This invention relates to a method of calculating the rate of increase in the products of enzymatic reactions. More particularly, the invention relates to a method which, in the utilization of enzymatic reactions to quantitate substances as in enzyme immunoassays, is capable of providing continuous calibration curves for overall concentration range while enabling highly precise quantification of a substance of interest in the low-concentration range.
Methods of quantitating substances utilizing enzymatic reactions are currently utilized in many biochemical and immunological tests. For example, the general practice in enzyme immunoassays comprises mixing a specimen such as human serum with an immobilized antibody against an analyte and an enzyme-labelled antibody against the analyte to form an immune complex, causing the enzyme in the complex to react with a substrate, measuring the concentrations of the resulting product of the enzymatic reaction to determine the rate of its increase and comparing the measured values with a calibration curve preliminarily constructed by performing similar procedures on a standard sample containing known concentrations of the analyte.

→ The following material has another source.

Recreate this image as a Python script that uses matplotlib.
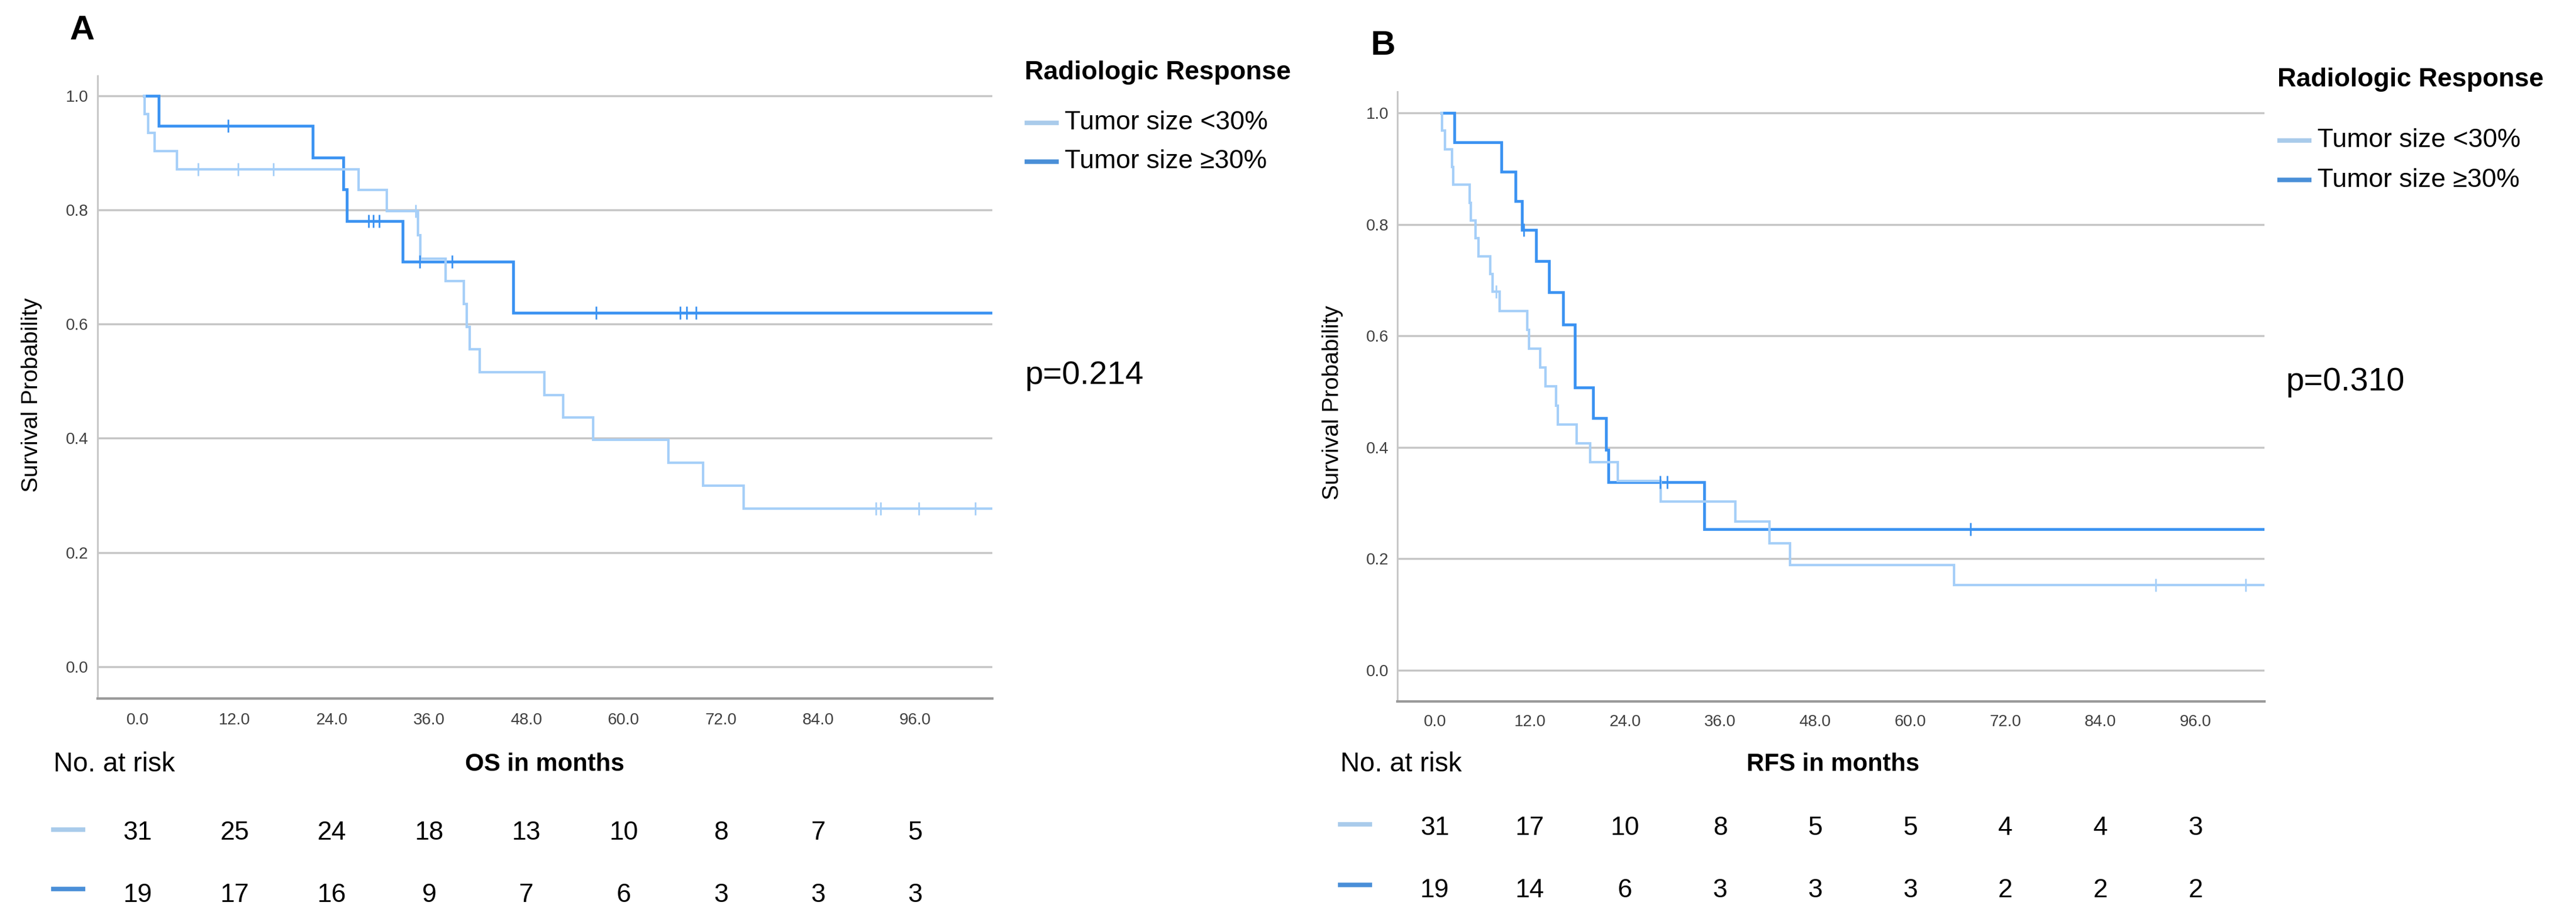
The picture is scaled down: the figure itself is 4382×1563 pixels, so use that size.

In practice, the reaction product is not directly measured but signals correlated to its concentration such as the intensity of fluorescence and the absorbance of light are measured.
Problems with the methods of quantitating substances utilizing enzymatic reactions are that when an enzyme is allowed to react with its substrate for a prolonged time, the concentration of the enzyme's substrate decreases and as the concentration of the reaction product increases, the rate of its increase decreases, and that during the reaction the enzyme has the potential to be inactivated over time under the influence of the components in the reaction mixture. Decreases of the similar kinds may also occur depending upon the detection system employed.
Under the circumstances, in most methods of quantitating substances utilizing the rate of increase in the enzymatic reaction products, it is common practice to measure the product of enzymatic reaction within limits (a concentration range) where the measurement is not highly sensitive to the effects of the concentrations of the substrate and the reaction product while ensuring that the time of measurement is restricted within limits where the enzyme will not be inactivated by the components of the reaction mixture. If these conditions are conformed, the concentration of the reaction product vs the point of time of measurement can be approximated by a linear function and the slope of this linear function is the rate of increase in the reaction product, or commonly termed the "rate of enzymatic reaction".
However, the rate of increase in the reaction product which is calculated using the values obtained by measurements within said limits of concentration range and time is sensitive to slight variations of measurement value and conditions and this has been a problem in biochemical and immunonological tests which require good reproducibility and high precision in measurement.
If such restricted conditions are not observed but the range of measurement is expanded to those concentrations of the reaction product at which the concentration of the substrate or the reaction product is influential on the enzyme's activity, the relationship between the time of measurement and the concentration of the reaction product becomes curvilinear and cannot appropriately be approximated by a linear function. If the range of measurement time is increased with a view to reducing the variations in the calculated values of rate, more of the measured values will exceed the upper limit of measurement with the detector from the stage where the enzyme's activity is comparatively low. Therefore, if measurements are conducted at discontinuous points of time and if the obtained values of measurement are approximated by a linear function, with its slope being equated as the rate of increase in the enzymatic reaction product, the rate of increase calculated when the number of effective measurements changes will change in a non-continuous manner and a plot of the rate against enzyme's activity may potentially lose continuity or smoothness (the continuity of differential values).
This phenomenon could be avoided if the measured values obtained by measurement at continuous points of time were approximated by a linear function; however, in the areas of biochemical and immunological tests where large volumes of samples have to be quantitated, there is a need to process many samples and if the detector is occupied for a long period by procedures for a single sample, the processing speed decreases to eventually cause the problem of a failure to meet the aforementioned requirement.
Another problem with the quantitation of substances utilizing enzymes is that since a plurality of measurement systems involve variations in operating parameters such as the amount of a sample to be dispensed, the amount of the reaction mixture, the reaction temperature and the state of agitation of the reaction mixture, it is necessary to perform quantification in collation against the calibration curve obtained with an identical measurement system. This enables consistent measurements over a broad range of concentrations; however, if the measurement is conducted at discontinuous points of time with the result being approximated by a linear function as described above, the continuity and smoothness of the calibration curve is lost rather than maintained and if, in order to solve this problem, measurements are made at continuous points of time, the rapidity in measurement which is required in areas such as biochemical and immunological tests cannot be insured.